PyTorch's FSDP adds: a flat parameter view per layer so each rank holds one contiguous buffer, overlap of the next layer's unshard with the current layer's compute, and optional CPU offload for the shards.

The shape stays the same: broadcast at startup, reduce after backward, shard parameters when they no longer fit.

Ship It

outputs/skill-distributed-fsdp-ddp.md carries the recipe for a new training script: spin up the process group with gloo for CPU and nccl for GPU, wrap the model in a DDP shell that broadcasts at construction and reduces after backward, optionally shard parameters with the all_gather pattern from the FSDP sketch.

Exercises

1. Run with --world-size 4 and confirm the param spread stays under 1e-3 across the run.
2. Replace the manual averaging with dist.all_reduce(op=dist.ReduceOp.AVG) and time the difference.
3. Add a post-backward hook to the DDP wrapper so the all-reduce overlaps with the rest of the backward; measure the wallclock improvement.
4. Implement the FSDP re-shard step: after the forward pass, replace the full tensor with the local shard again.

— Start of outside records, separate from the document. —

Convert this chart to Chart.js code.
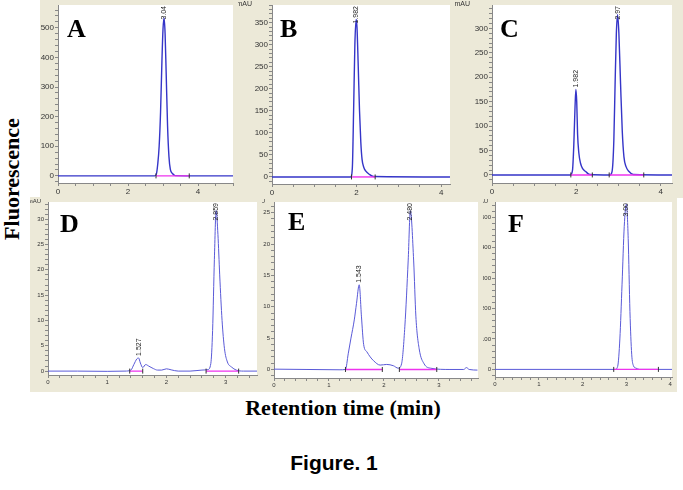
<!DOCTYPE html>
<html>
<head>
<meta charset="utf-8">
<script src="https://cdn.jsdelivr.net/npm/chart.js"></script>
<style>
  body { margin: 0; background: #fff; }
  #page { position: relative; width: 683px; height: 490px; overflow: hidden; background: #fff; }
  canvas { position: absolute; }
  .txt { position: absolute; color: #000; white-space: nowrap; }
</style>
</head>
<body>
<div id="page">
  <canvas id="chartA" width="198" height="198" style="left:40px;top:0px"></canvas>
  <canvas id="chartB" width="217" height="198" style="left:238px;top:0px"></canvas>
  <canvas id="chartC" width="228" height="198" style="left:455px;top:0px"></canvas>
  <canvas id="chartD" width="232" height="195" style="left:30px;top:197px"></canvas>
  <canvas id="chartE" width="221" height="195" style="left:262px;top:197px"></canvas>
  <canvas id="chartF" width="194" height="195" style="left:483px;top:197px"></canvas>

  <div class="txt" style="left:12px;top:179px;font:bold 22px 'Liberation Serif';line-height:22px;transform:translate(-50%,-50%) rotate(-90deg)">Fluorescence</div>
  <div class="txt" style="left:193px;top:397px;width:300px;text-align:center;font:bold 22px 'Liberation Serif';line-height:22px">Retention time (min)</div>
  <div class="txt" style="left:184px;top:452px;width:300px;text-align:center;font:bold 21px 'Liberation Sans';line-height:21px">Figure. 1</div>
</div>

<script>
// retention time (min) and signal (mAU)
const timeA = [0, 2.76, 2.81, 2.85, 2.89, 2.93, 2.97, 3.00, 3.03, 3.06, 3.09, 3.13, 3.17, 3.21, 3.27, 3.35, 5.0];
const signalA = [0, 0, 6, 40, 100, 215, 390, 495, 533, 480, 350, 170, 65, 22, 8, 1, 0];
const peaksA = [[3.03, "3.04"]];
const baseA = [[2.80, 3.75]];

const timeB = [0, 1.86, 1.90, 1.93, 1.96, 1.99, 2.01, 2.04, 2.07, 2.10, 2.13, 2.17, 2.22, 2.30, 2.40, 4.21];
const signalB = [0, 0, 20, 150, 300, 357, 340, 250, 150, 80, 40, 22, 13, 6, 1, 0];
const peaksB = [[1.99, "1.982"]];
const baseB = [[1.88, 2.44]];

const timeC = [0, 1.86, 1.91, 1.94, 1.97, 1.99, 2.01, 2.03, 2.06, 2.10, 2.15, 2.22, 2.32, 2.80, 2.85, 2.89, 2.92, 2.95, 2.98, 3.01, 3.05, 3.09, 3.13, 3.18, 3.25, 3.35, 4.27];
const signalC = [0, 0, 10, 60, 140, 175, 150, 84, 45, 24, 13, 7, 1, 0, 8, 70, 186, 290, 328, 290, 186, 90, 37, 17, 7, 1, 0];
const peaksC = [[1.99, "1.982"], [2.98, "2.97"]];
const baseC = [[1.87, 2.38], [2.78, 3.60]];

const timeD = [0, 0.5, 1.0, 1.30, 1.40, 1.45, 1.50, 1.53, 1.56, 1.60, 1.65, 1.70, 1.78, 1.85, 1.92, 2.00, 2.08, 2.20, 2.40, 2.60, 2.70, 2.75, 2.78, 2.81, 2.84, 2.87, 2.90, 2.94, 2.98, 3.03, 3.10, 3.18, 3.30, 3.56];
const signalD = [0, 0, -0.05, 0, 0.2, 1.3, 2.4, 2.6, 1.6, 0.7, 1.3, 1.0, 0.5, 0.2, 0.2, 0.45, 0.25, 0, 0, 0.2, 0.3, 1.5, 8, 22, 31.7, 27, 19, 10, 4.5, 1.8, 0.8, 0.2, 0, 0];
const peaksD = [[1.53, "1.527"], [2.84, "2.859"]];
const baseD = [[1.38, 1.60], [2.67, 3.22]];

const timeE = [0, 0.6, 1.2, 1.30, 1.35, 1.40, 1.46, 1.50, 1.55, 1.59, 1.63, 1.69, 1.75, 1.81, 1.93, 2.05, 2.17, 2.26, 2.32, 2.38, 2.44, 2.48, 2.54, 2.58, 2.64, 2.73, 2.85, 3.20, 3.45, 3.50, 3.55, 3.70];
const signalE = [0.05, 0, -0.05, 0, 2.5, 5.0, 7.9, 10.5, 13.5, 8.5, 4.0, 2.8, 2.0, 1.4, 0.7, 0.8, 0.6, 0.2, 0.9, 6.9, 17.3, 25.3, 17.3, 8.5, 3.3, 0.9, 0.2, 0, 0, 0.3, 0, -0.1];
const peaksE = [[1.55, "1.543"], [2.48, "2.480"]];
const baseE = [[1.30, 1.97], [2.28, 2.96]];

const timeF = [0, 2.74, 2.80, 2.85, 2.90, 2.95, 3.00, 3.04, 3.08, 3.12, 3.16, 3.22, 3.30, 4.04];
const signalF = [0, 0, 10, 100, 280, 470, 543, 430, 190, 50, 12, 4, 0, 0];
const peaksF = [[3.00, "3.00"]];
const baseF = [[2.71, 3.73]];

const panelDecor = {
  id: 'panelDecor',
  beforeDraw(chart) {
    const {ctx, chartArea: a, width, height} = chart;
    ctx.save();
    ctx.fillStyle = '#ece9d8';
    ctx.fillRect(0, 0, width, height);
    ctx.fillStyle = '#ffffff';
    ctx.fillRect(a.left, a.top, a.right - a.left, a.bottom - a.top);
    ctx.restore();
  },
  afterDatasetsDraw(chart, args, opts) {
    const {ctx, chartArea: a} = chart;
    const xs = chart.scales.x, ys = chart.scales.y;
    ctx.save();
    // unit label
    ctx.fillStyle = '#333';
    ctx.font = opts.us + 'px "Liberation Sans"';
    ctx.textAlign = 'right';
    ctx.textBaseline = 'top';
    if (opts.ux !== null) ctx.fillText('mAU', opts.ux, 1);
    // peak retention time labels
    ctx.font = '7px "Liberation Sans"';
    ctx.fillStyle = '#222';
    opts.peaks.forEach(([t, text]) => {
      let h = 0;
      opts.time.forEach((tt, i) => { if (Math.abs(tt - t) < 0.06) h = Math.max(h, opts.signal[i]); });
      const px = xs.getPixelForValue(t);
      const w = ctx.measureText(text).width;
      const py = Math.max(ys.getPixelForValue(h) - 2, a.top + w + 1);
      ctx.save();
      ctx.translate(px, py);
      ctx.rotate(-Math.PI / 2);
      ctx.textAlign = 'left';
      ctx.textBaseline = 'middle';
      ctx.fillText(text, 0, 0);
      ctx.restore();
    });
    // panel letter
    ctx.fillStyle = '#000';
    ctx.font = 'bold 26px "Liberation Serif"';
    ctx.textAlign = 'left';
    ctx.textBaseline = 'alphabetic';
    ctx.fillText(opts.letter, opts.lx, opts.ly);
    ctx.restore();
  }
};

function makeScale(min, max, step, major, fontSize, thickness) {
  return {
    type: 'linear',
    min: min,
    max: max,
    ticks: {
      stepSize: step,
      includeBounds: false,
      autoSkip: false,
      maxRotation: 0,
      maxTicksLimit: 1000,
      padding: 1,
      color: '#333',
      font: {family: 'Liberation Sans', size: fontSize},
      callback: v => Math.abs(v / major - Math.round(v / major)) < 1e-6 ? String(Math.round(v)) : ''
    },
    grid: {drawOnChartArea: false, drawTicks: true, tickLength: 3, color: '#888'},
    border: {display: true, color: '#888', width: 1},
    afterFit(s) {
      if (s.isHorizontal()) s.height = thickness; else s.width = thickness;
      s.paddingLeft = 0; s.paddingRight = 0; s.paddingTop = 0; s.paddingBottom = 0;
    }
  };
}

function drawPanel(id, time, signal, peaks, base, cfg) {
  const trace = time.map((t, i) => ({x: t, y: signal[i]}));
  const segs = [];
  const marks = [];
  base.forEach(([s, e]) => {
    segs.push({x: s, y: 0}, {x: e, y: 0}, {x: e, y: null});
    marks.push({x: s, y: 0}, {x: e, y: 0});
  });
  new Chart(document.getElementById(id).getContext('2d'), {
    type: 'line',
    data: {
      datasets: [
        {data: trace, borderColor: cfg.line, borderWidth: cfg.lw, pointRadius: 0,
         cubicInterpolationMode: 'monotone', order: 3},
        {data: segs, borderColor: '#ee33ee', borderWidth: 1.4, pointRadius: 0, spanGaps: false, order: 2},
        {data: marks, showLine: false, pointStyle: 'line', rotation: 90, pointRadius: 2.5,
         pointBorderColor: '#333', pointBorderWidth: 1, order: 1}
      ]
    },
    options: {
      responsive: false,
      animation: false,
      events: [],
      layout: {padding: {left: 0, right: cfg.pr, top: cfg.pt, bottom: 0}},
      plugins: {
        legend: {display: false},
        tooltip: {enabled: false},
        panelDecor: {letter: cfg.letter, lx: cfg.lx, ly: cfg.ly, ux: cfg.ux, us: cfg.us,
                     peaks: peaks, time: time, signal: signal}
      },
      scales: {
        x: makeScale(0, cfg.xmax, cfg.xstep, cfg.xmajor, cfg.fs, cfg.xh),
        y: makeScale(cfg.ymin, cfg.ymax, cfg.ystep, cfg.ymajor, cfg.fs, cfg.yw)
      }
    },
    plugins: [panelDecor]
  });
}

const topLine = '#3535c8';
const lowLine = '#5a5ad8';

drawPanel('chartA', timeA, signalA, peaksA, baseA,
  {letter: 'A', lx: 27, ly: 37, ux: null, us: 7, fs: 8, line: topLine, lw: 1.4, pr: 3, pt: 0,
   xmax: 5.0, xstep: 0.5, xmajor: 2, xh: 15, ymin: -24, ymax: 577, ystep: 20, ymajor: 100, yw: 18});
drawPanel('chartB', timeB, signalB, peaksB, baseB,
  {letter: 'B', lx: 42, ly: 37, ux: 14, us: 7, fs: 8, line: topLine, lw: 1.4, pr: 0, pt: 0,
   xmax: 4.21, xstep: 0.5, xmajor: 2, xh: 14, ymin: -16, ymax: 390, ystep: 10, ymajor: 50, yw: 34});
drawPanel('chartC', timeC, signalC, peaksC, baseC,
  {letter: 'C', lx: 45, ly: 37, ux: 15, us: 7, fs: 8, line: topLine, lw: 1.4, pr: 11, pt: 1,
   xmax: 4.27, xstep: 0.5, xmajor: 2, xh: 15, ymin: -16.5, ymax: 348, ystep: 10, ymajor: 50, yw: 37});
drawPanel('chartD', timeD, signalD, peaksD, baseD,
  {letter: 'D', lx: 30, ly: 35, ux: 11, us: 6, fs: 6, line: lowLine, lw: 1, pr: 0, pt: 1,
   xmax: 3.53, xstep: 0.2, xmajor: 1, xh: 17, ymin: -0.77, ymax: 33.4, ystep: 1, ymajor: 5, yw: 18});
drawPanel('chartE', timeE, signalE, peaksE, baseE,
  {letter: 'E', lx: 26, ly: 33, ux: 3, us: 6, fs: 6, line: lowLine, lw: 1, pr: 0, pt: 1,
   xmax: 3.71, xstep: 0.2, xmajor: 1, xh: 14, ymin: -1.36, ymax: 26.7, ystep: 1, ymajor: 5, yw: 12});
drawPanel('chartF', timeF, signalF, peaksF, baseF,
  {letter: 'F', lx: 25, ly: 35, ux: 5, us: 6, fs: 6, line: lowLine, lw: 1, pr: 2, pt: 1,
   xmax: 4.04, xstep: 0.2, xmajor: 1, xh: 15, ymin: -25, ymax: 550, ystep: 20, ymajor: 100, yw: 12});
</script>
</body>
</html>
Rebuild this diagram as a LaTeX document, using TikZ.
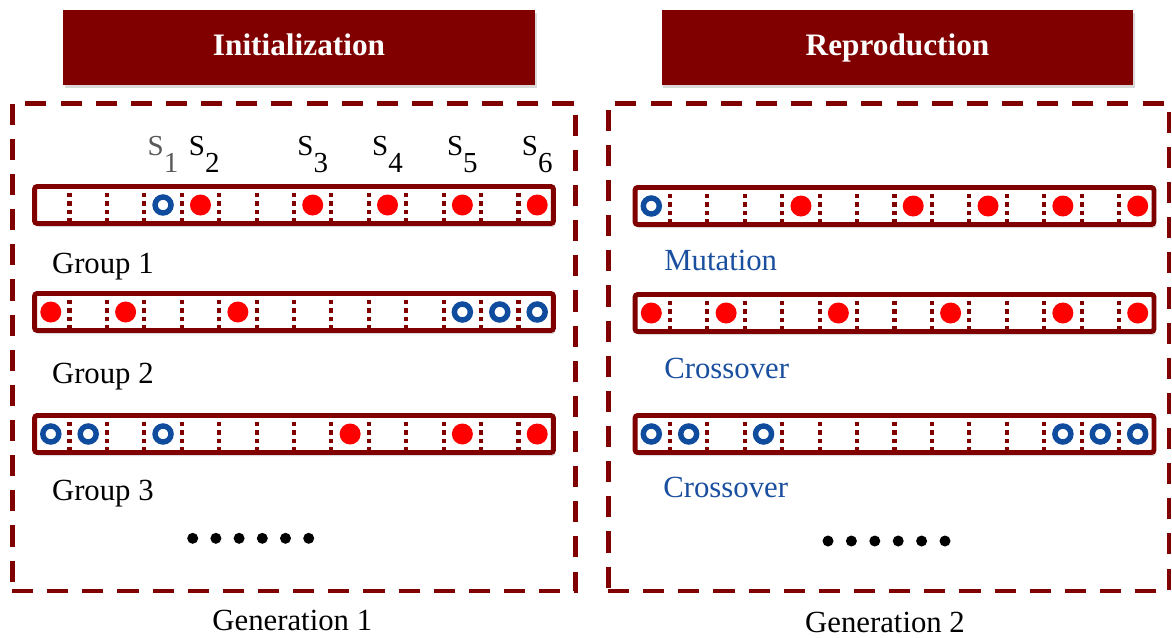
\documentclass[tikz,border=0pt]{standalone}
\usepackage{fontspec}
\setmainfont{Liberation Serif}
\usetikzlibrary{calc,shadows}
\definecolor{wine}{HTML}{800000}
\definecolor{genered}{HTML}{FF0000}
\definecolor{geneblue}{HTML}{104C9E}
\definecolor{opblue}{HTML}{1A4F9F}
\newcommand\lowdigit[1]{\raisebox{-0.6em}{#1}}

\begin{document}
\begin{tikzpicture}[x=0.02cm,y=-0.02cm,
 header/.style={fill=wine,text=white,font=\fontsize{17.8}{20}\selectfont\bfseries,
   minimum width=9.44cm,minimum height=1.5cm,inner sep=0pt,text height=12.5pt,text depth=3.5pt,
   drop shadow={shadow xshift=1pt,shadow yshift=-1.5pt,opacity=0.3}},
 stage/.style={draw=wine,line width=2.8pt,dash pattern=on 12pt off 8pt,inner sep=0pt},
 chrom/.style={draw=wine,fill=white,line width=2.8pt,rounded corners=1.5pt,
   minimum width=10.38cm,minimum height=0.74cm,inner sep=0pt,
   drop shadow={shadow xshift=1pt,shadow yshift=-2pt,opacity=0.3}},
 cut/.style={draw=wine,line width=2.3pt,dash pattern=on 2.6pt off 2.3pt},
 redgene/.style={circle,fill=genered,minimum size=0.42cm,inner sep=0pt},
 bluegene/.style={circle,draw=geneblue,fill=white,line width=3.1pt,minimum size=0.32cm,inner sep=0pt},
 txt/.style={font=\fontsize{17.5}{20}\selectfont,inner sep=0pt},
 grouplabel/.style={txt,anchor=base west},
 oplabel/.style={txt,text=opblue,anchor=base west},
 slabel/.style={font=\fontsize{16.5}{18}\selectfont,inner sep=0pt,anchor=base},
 dot/.style={circle,fill=black,minimum size=0.22cm,inner sep=0pt}]
\useasboundingbox (0,0) rectangle (1172,637);
\node[header] (init) at (299,47.5) {Initialization};
\node[header] (repro) at (897.5,47.5) {Reproduction};
\node[stage,minimum width=11.28cm,minimum height=9.76cm] (gen1box) at (294,347) {};
\node[stage,minimum width=11.22cm,minimum height=9.76cm] (gen2box) at (888.5,347) {};
\node[chrom] (L1) at (294,205) {};
\node[chrom] (L2) at (294,312) {};
\node[chrom] (L3) at (294,434) {};
\node[chrom] (R1) at (894.5,206) {};
\node[chrom] (R2) at (894.5,313) {};
\node[chrom] (R3) at (894.5,434) {};
\foreach \b in {L1,L2,L3,R1,R2,R3}
  \foreach \k in {1,...,13}
    \draw[cut] ($(\b.north west)!{\k/14}!(\b.north east)$) -- ($(\b.south west)!{\k/14}!(\b.south east)$);
\foreach \b/\k in {L1/4,L1/7,L1/9,L1/11,L1/13,L2/0,L2/2,L2/5,L3/8,L3/11,L3/13,
                   R1/4,R1/7,R1/9,R1/11,R1/13,R2/0,R2/2,R2/5,R2/8,R2/11,R2/13}
  \node[redgene] (\b-\k) at ($(\b.west)!{(\k+0.5)/14}!(\b.east)$) {};
\foreach \b/\k in {L1/3,L2/11,L2/12,L2/13,L3/0,L3/1,L3/3,
                   R1/0,R3/0,R3/1,R3/3,R3/11,R3/12,R3/13}
  \node[bluegene] (\b-\k) at ($(\b.west)!{(\k+0.5)/14}!(\b.east)$) {};
\node[slabel,text=black!65] (s1) at ($(L1.north west)!{3.5/14}!(L1.north east)+(0,-28.5)$) {S\lowdigit{1}};
\node[slabel] (s2) at ($(L1.north west)!{4.6/14}!(L1.north east)+(0,-28.5)$) {S\lowdigit{2}};
\node[slabel] (s3) at ($(L1.north west)!{7.5/14}!(L1.north east)+(0,-28.5)$) {S\lowdigit{3}};
\node[slabel] (s4) at ($(L1.north west)!{9.5/14}!(L1.north east)+(0,-28.5)$) {S\lowdigit{4}};
\node[slabel] (s5) at ($(L1.north west)!{11.5/14}!(L1.north east)+(0,-28.5)$) {S\lowdigit{5}};
\node[slabel] (s6) at ($(L1.north west)!{13.5/14}!(L1.north east)+(0,-28.5)$) {S\lowdigit{6}};
\node[grouplabel] (grp1) at (51.7,273) {Group 1};
\node[grouplabel] (grp2) at (51.7,383) {Group 2};
\node[grouplabel] (grp3) at (51.7,500) {Group 3};
\node[oplabel] (mut) at (664,270) {Mutation};
\node[oplabel] (cross1) at (664,378) {Crossover};
\node[oplabel] (cross2) at (663,497) {Crossover};
\foreach \i in {0,...,5} {
  \node[dot] (ldot\i) at (192.7+23.2*\i,538.3) {};
  \node[dot] (rdot\i) at (828+23.4*\i,541) {};
}
\node[txt,anchor=base] (gen1) at (292.3,630) {Generation 1};
\node[txt,anchor=base] (gen2) at (885,632) {Generation 2};
\end{tikzpicture}
\end{document}
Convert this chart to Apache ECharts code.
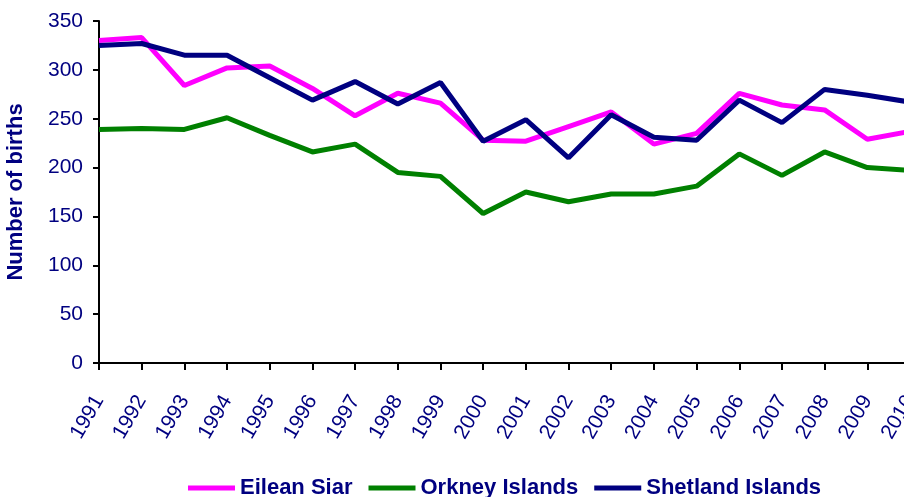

Confirm per-rank memory drops.
5. Switch the backend to nccl on a CUDA box. Note which environment variables change and which stay the same.

Key Terms

Term	What people say	What it actually means
Backend	"gloo or nccl"	The library that implements the collective ops; gloo is CPU, nccl is GPU
World size	"Total ranks"	Number of processes in the group; the group is the unit collectives operate on
Rank	"Worker id"	Process identifier within the group, zero indexed
All-reduce	"Sum the grads"	Sum a tensor across all ranks, every rank ends with the same result
Unshard	"Gather the params"	Reconstruct the full tensor from per-rank slices via all_gather

Further Reading

• PyTorch torch.distributed documentation for the collective semantics this lesson relies on.
• The gloo library's collective list, identical in shape to the CUDA-backed nccl primitives.
• Phase 19 lesson 46 for the gradient accumulation pattern that wraps the DDP all-reduce in no_sync.
• Phase 19 lesson 47 for the checkpoint layout that survives DDP and FSDP runs.
• PyTorch FSDP documentation for the production implementation of the parameter sharding sketched here.